Delivering immeasurable volumes of snark about movies and anything else that pops into my head
Friday, February 8, 2019
Oscar-nominated shorts films -- live action
Two French ragamuffins of about age 12 are horsing around at an industrial site -- plunking rocks off pipelines, climbing on dilapidated trains, etc. They play a running game: first one to make the other laugh wins a point. Things take a fateful turn when they flee from workmen into a massive, filthy but hauntingly beautiful dump site. A little too pleased with its own visual spectacle, but there’s a good story in there.
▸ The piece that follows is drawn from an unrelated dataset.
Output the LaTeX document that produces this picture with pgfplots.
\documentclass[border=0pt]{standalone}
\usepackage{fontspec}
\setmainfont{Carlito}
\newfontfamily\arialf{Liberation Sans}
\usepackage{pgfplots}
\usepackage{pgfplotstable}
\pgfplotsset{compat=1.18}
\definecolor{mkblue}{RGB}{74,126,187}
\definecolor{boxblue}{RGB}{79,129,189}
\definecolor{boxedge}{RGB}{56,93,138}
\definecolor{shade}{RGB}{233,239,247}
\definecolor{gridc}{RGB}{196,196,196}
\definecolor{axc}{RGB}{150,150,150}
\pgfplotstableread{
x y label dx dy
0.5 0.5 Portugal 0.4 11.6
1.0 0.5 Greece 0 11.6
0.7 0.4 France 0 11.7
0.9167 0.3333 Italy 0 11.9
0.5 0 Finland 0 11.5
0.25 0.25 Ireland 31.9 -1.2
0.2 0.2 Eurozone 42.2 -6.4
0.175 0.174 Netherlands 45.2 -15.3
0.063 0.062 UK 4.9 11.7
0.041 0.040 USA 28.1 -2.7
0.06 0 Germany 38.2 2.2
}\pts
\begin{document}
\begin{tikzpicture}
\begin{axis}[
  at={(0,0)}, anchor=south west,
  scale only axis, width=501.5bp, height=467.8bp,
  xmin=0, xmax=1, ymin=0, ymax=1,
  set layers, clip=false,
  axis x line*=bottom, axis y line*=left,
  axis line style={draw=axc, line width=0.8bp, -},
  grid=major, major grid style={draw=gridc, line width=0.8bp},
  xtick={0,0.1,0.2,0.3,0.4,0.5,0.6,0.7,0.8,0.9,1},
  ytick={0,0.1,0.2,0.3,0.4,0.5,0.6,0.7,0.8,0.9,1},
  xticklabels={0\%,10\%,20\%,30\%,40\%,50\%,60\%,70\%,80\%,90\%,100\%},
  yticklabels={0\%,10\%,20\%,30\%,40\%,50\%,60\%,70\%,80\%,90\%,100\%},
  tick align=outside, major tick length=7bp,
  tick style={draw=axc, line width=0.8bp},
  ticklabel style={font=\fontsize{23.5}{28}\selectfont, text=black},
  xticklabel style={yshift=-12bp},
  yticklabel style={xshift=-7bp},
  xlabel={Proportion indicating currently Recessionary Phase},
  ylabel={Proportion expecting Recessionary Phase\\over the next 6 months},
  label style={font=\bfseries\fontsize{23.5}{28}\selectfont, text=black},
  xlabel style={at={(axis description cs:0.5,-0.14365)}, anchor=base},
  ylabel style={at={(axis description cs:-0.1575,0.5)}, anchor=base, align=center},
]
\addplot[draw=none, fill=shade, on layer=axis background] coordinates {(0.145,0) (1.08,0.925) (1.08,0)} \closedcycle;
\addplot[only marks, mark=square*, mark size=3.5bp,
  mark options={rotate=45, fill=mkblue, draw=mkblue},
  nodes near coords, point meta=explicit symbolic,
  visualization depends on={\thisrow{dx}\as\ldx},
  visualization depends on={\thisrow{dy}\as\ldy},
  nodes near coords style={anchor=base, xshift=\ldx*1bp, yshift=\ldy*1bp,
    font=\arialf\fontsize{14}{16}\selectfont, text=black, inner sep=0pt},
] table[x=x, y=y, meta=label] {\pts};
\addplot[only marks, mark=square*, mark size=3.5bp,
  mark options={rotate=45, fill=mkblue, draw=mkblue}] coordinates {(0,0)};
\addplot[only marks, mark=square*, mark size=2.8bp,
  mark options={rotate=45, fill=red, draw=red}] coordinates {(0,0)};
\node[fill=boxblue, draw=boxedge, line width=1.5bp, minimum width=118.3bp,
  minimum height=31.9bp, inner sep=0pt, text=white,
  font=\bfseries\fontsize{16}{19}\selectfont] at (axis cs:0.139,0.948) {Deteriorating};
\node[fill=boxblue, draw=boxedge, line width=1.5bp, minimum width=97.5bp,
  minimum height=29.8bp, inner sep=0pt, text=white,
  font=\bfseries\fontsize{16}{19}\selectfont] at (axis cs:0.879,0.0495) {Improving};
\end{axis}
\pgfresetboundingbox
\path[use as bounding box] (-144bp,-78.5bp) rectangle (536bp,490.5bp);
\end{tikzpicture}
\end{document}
“Marguerite” is about a relationship not often depicted cinematically – an elderly person suffering from physical or mental handicaps and the caregiver who supports them. Beatrice Picard plays the title character, a woman who has severe diabetes and possibly dementia. Sandrine Bisson is Rachel, the home healthcare worker who comes every day to bathe and feed her. They start to open up about their love lives, past and present, which brings about a moment that will feel like a healing moment to some, or crossing over of a critical line.
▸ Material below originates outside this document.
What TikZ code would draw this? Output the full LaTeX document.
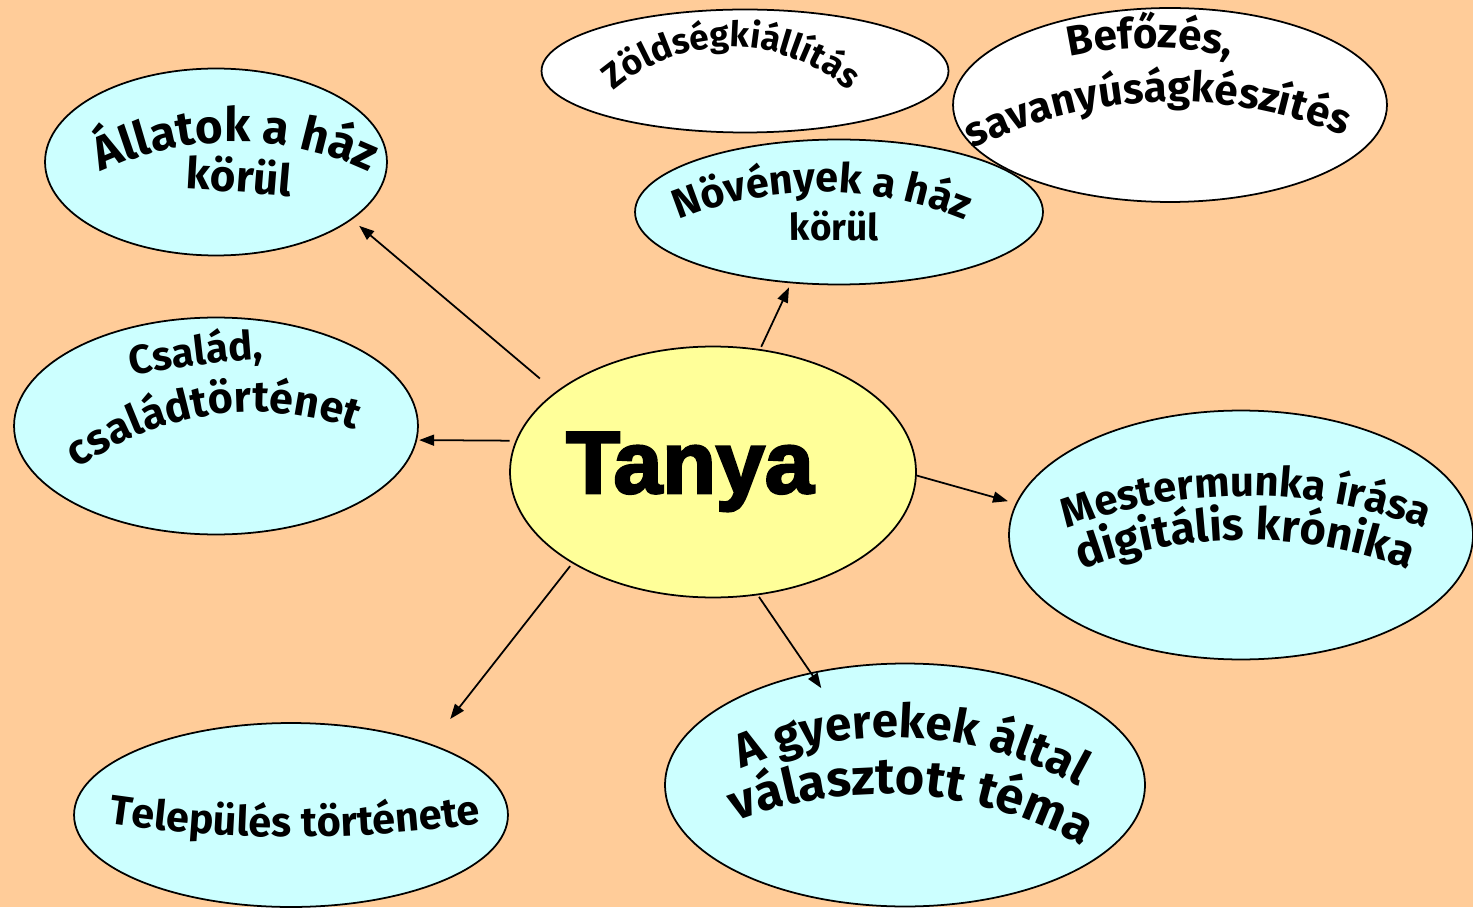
\documentclass[tikz,border=0pt]{standalone}
\usepackage{fontspec}
\usetikzlibrary{arrows.meta,shapes.geometric,calc,decorations.text}
\newfontfamily\labelfont{Fira Sans}
\newfontfamily\hubfont{Liberation Sans}[BoldFeatures={FakeBold=3}]
\definecolor{peach}{HTML}{FFCC99}
\definecolor{topicfill}{HTML}{CCFFFF}
\definecolor{hubfill}{HTML}{FFFF99}
\newcommand\arcfont{\labelfont\bfseries\fontsize{\arcsize}{\arcsize}\selectfont}
% curved label: centre x, centre y, radius, normal angle, size, text
\newcommand\wordarc[6]{%
  \def\arcsize{#5}%
  \pgfmathsetmacro\arcspan{350/(#3)*57.2958}%
  \path[decorate,decoration={text along path,text align=center,text={|\arcfont|#6}}]
    ($(#1,#2)+(#4+180:#3)+(#4+\arcspan:#3)$) arc[start angle=#4+\arcspan,end angle=#4-\arcspan,radius=#3];}

\begin{document}
\begin{tikzpicture}[x=0.02cm,y=0.02cm,
  topic/.style={draw,ellipse,line width=1pt,fill=topicfill,inner sep=0pt},
  side/.style={topic,fill=white},
  hub/.style={topic,fill=hubfill},
  link/.style={line width=1pt,-{Triangle[length=0.3cm,width=0.22cm]}}]
\useasboundingbox (0,0) rectangle (1473,907);
\fill[peach] (0,0) rectangle (1473,907);

% ellipses
\node[side,minimum width=8.14cm,minimum height=2.46cm] (zoldseg) at (745,836) {};
\node[side,minimum width=8.68cm,minimum height=3.88cm] (befozes) at (1170,802) {};
\node[topic,minimum width=8.16cm,minimum height=2.9cm] (novenyek) at (839,695) {};
\node[topic,minimum width=6.84cm,minimum height=3.74cm] (allatok) at (216,745) {};
\node[topic,minimum width=8.08cm,minimum height=4.34cm] (csalad) at (216,481) {};
\node[hub,minimum width=8.12cm,minimum height=5.02cm] (tanya) at (713,435) {};
\node[topic,minimum width=9.28cm,minimum height=4.98cm] (mester) at (1241,372) {};
\node[topic,minimum width=9.6cm,minimum height=4.86cm] (gyerekek) at (905,122) {};
\node[topic,minimum width=8.68cm,minimum height=3.68cm] (telepules) at (291,92) {};

\node[font=\hubfont\bfseries\fontsize{50}{50}\selectfont,anchor=base] (tanyalabel) at (690,414) {Tanya};

% arrows
\draw[link,shorten <=0.41cm,shorten >=0.19cm] (tanya.153) -- (allatok.-23);
\draw[link,shorten <=0.05cm,shorten >=0.09cm] (tanya.69) -- (novenyek.-124);
\draw[link,shorten <=0.12cm,shorten >=0.04cm] (tanya.171) -- (csalad.-4);
\draw[link,shorten >=0.16cm] (tanya.-1) -- (mester.172);
\draw[link,shorten <=0.04cm,shorten >=-0.38cm] (tanya.-70) -- (gyerekek.130);
\draw[link,shorten <=0.07cm,shorten >=0.63cm] (tanya.-147) -- (telepules.27);

% curved texts
\wordarc{235}{765}{315}{90}{27}{Állatok a ház}
\wordarc{238}{715}{3000}{86}{25}{körül}
\wordarc{731}{860}{180}{90}{20}{Zöldségkiállítás}
\wordarc{1150}{859}{375}{90}{24}{Befőzés,}
\wordarc{1157}{805}{445}{92}{24}{savanyúságkészítés}
\wordarc{822}{715}{380}{90}{23.5}{Növények a ház}
\wordarc{834}{667}{3000}{90}{21}{körül}
\wordarc{197}{542}{1000}{97}{23}{Család,}
\wordarc{212}{492}{300}{98}{24.5}{családtörténet}
\wordarc{1246}{411}{510}{90}{23.8}{Mestermunka írása}
\wordarc{1245}{367}{470}{90}{25.6}{digitális krónika}
\wordarc{912}{169}{380}{87}{27}{A gyerekek által}
\wordarc{912}{112}{410}{86}{28.6}{választott téma}
\wordarc{295}{70}{-1300}{90}{23.5}{Település története}
\end{tikzpicture}
\end{document}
Troy is a kid of about 7 who seems to have a good life -- a mom and dad who love him, good friends. Problem is his people are racist white trash. When his father and his buddies beat a black man nearly to death in a grocery store parking lot for no reason, it sets off a spiral of revenge and resentment, with Troy’s counterpart as the victim’s son. A troubling tale of how hate regenerates itself.
A Spanish woman and her mother are scurrying around her apartment, snapping at each other. They get a call from her 6-year-old son, Ivan: he is all alone on a beach in France, and his father (estranged from the family) has left him there. The tension mounts as they try to find help, or even discover exactly where he is, as the boy's phone battery slowly dies. Fraught and human.
This often-riveting drama looks at the true story of two English boys who were accused of kidnapping and murdering a smaller lad. Recreated from witnesses and recordings by the police, they at first deny everything, from petty crimes committed at the mall to even encountering the victim. But a cascade of lies comes tumbling down, revealing an underbelly of violence behind angelic faces.